Art Exhibit To Examine Life At U.S. – Mexico Border

Pictured is a video projection of poetry on the streets of Juarez by Hector Ruvalcaba.

© Western New Mexico University

The public is invited to an art opening called “JuarezX: Dragged Across Borders”, opening Friday, October 16 at 5:30 p.m. in the McCray Gallery.

The exhibit features work by artists from Juarez who have been literally and conceptually dragged across borders.

“We are invited to reflect and question the intersections of race, class, gender, sexuality, migrant status and being,” said Peter Bill, McCray Gallery Director. “The artwork explores the U.S. Mexico border as a place in its own right, a dreamland, a laboratory, a labyrinthine maze whose walls are filled with poetic language and images.”

The artists include Yorch, an urban artist presenting graffiti art on panel highlighting life on the border; Gabriela Hernandez, an undocumented Seaburry Fellow and NMHU alumna, whose work features a series of banners representing the struggle of the LGBTQ community; Pulso Ans, a graffiti artist by night and art gallery owner by day, commands spray paint canisters to produce pieces that play with the idea of life and death; Peter Bill, assistant professor of New Media at WNMU; and Hector Dominguez Ruvalcaba, associate professor of Queer and Border Studies at the University of Texas at Austin. Bill and Ruvalcaba will exhibit documentation of guerrilla projections of poetry by Ravalcaba onto the streets of Ciudad Juarez.

Prior to the exhibit opening, Hernandez will lead a Joteria Workshop from 3:00 p.m. to 5:00 p.m. The workshop will educate audiences about the undocumented LGBTQ community.
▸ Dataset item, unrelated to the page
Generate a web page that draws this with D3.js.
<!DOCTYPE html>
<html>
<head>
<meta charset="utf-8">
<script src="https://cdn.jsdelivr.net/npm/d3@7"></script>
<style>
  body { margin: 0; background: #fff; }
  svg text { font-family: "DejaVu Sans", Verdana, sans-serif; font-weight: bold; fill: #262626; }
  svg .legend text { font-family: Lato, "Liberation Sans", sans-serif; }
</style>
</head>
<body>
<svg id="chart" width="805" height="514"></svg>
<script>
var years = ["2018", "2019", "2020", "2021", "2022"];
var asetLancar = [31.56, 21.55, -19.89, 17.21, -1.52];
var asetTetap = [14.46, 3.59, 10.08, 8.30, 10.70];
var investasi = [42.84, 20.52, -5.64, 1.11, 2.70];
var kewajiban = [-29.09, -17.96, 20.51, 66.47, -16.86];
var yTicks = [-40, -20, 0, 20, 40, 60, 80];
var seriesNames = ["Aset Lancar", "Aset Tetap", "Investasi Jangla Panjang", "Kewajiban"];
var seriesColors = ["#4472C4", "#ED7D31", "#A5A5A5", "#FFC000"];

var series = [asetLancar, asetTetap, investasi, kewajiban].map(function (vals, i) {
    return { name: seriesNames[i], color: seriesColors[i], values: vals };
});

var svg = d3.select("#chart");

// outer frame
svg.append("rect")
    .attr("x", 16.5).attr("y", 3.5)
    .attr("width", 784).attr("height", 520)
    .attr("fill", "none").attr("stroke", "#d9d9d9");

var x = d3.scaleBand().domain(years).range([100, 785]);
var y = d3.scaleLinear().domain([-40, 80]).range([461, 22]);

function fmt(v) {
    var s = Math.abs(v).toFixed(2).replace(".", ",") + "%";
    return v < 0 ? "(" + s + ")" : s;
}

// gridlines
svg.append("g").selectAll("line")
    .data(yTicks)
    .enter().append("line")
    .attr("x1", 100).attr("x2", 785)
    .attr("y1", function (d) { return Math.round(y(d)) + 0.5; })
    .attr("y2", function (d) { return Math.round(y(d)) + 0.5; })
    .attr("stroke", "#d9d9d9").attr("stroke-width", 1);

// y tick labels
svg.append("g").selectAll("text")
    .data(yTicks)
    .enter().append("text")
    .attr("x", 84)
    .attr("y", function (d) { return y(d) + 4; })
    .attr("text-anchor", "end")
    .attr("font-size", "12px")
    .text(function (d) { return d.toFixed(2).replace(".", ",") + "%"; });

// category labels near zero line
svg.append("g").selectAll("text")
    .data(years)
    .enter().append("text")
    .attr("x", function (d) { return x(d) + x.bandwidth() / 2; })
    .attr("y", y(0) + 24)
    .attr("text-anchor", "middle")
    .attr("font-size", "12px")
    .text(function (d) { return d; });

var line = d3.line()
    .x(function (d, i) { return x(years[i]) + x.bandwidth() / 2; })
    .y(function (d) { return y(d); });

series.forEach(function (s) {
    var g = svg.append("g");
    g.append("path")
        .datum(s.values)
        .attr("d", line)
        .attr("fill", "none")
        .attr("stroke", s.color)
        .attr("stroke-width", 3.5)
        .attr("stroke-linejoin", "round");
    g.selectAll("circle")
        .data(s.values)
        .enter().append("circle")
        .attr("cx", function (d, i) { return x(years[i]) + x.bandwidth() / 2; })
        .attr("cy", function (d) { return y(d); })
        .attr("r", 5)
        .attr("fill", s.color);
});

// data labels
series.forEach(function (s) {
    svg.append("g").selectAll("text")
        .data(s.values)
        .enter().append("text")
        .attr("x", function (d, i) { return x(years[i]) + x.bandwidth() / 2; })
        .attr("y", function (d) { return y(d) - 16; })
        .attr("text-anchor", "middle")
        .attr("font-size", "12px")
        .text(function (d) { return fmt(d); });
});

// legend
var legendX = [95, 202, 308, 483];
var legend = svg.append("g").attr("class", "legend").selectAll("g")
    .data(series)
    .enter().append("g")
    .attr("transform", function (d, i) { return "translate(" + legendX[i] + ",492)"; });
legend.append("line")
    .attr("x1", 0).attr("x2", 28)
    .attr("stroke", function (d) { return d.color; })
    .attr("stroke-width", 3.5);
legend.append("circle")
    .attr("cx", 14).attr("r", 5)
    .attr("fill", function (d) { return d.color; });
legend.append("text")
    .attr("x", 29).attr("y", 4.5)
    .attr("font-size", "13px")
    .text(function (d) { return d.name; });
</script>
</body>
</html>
Scheduled from 5:30 p.m. to 7:30 p.m., the opening includes food, live music and a brief lecture by Ruvalcaba.

The events will initiate Glam Week, a week of activities educating the community about the LGTBQ community and the world of drag. Event sponsors include The Center for Gender Equity, WNMU’s Latin American and Latino Studies Program, the Office of Cultural Affairs and the Department of Expressive Arts.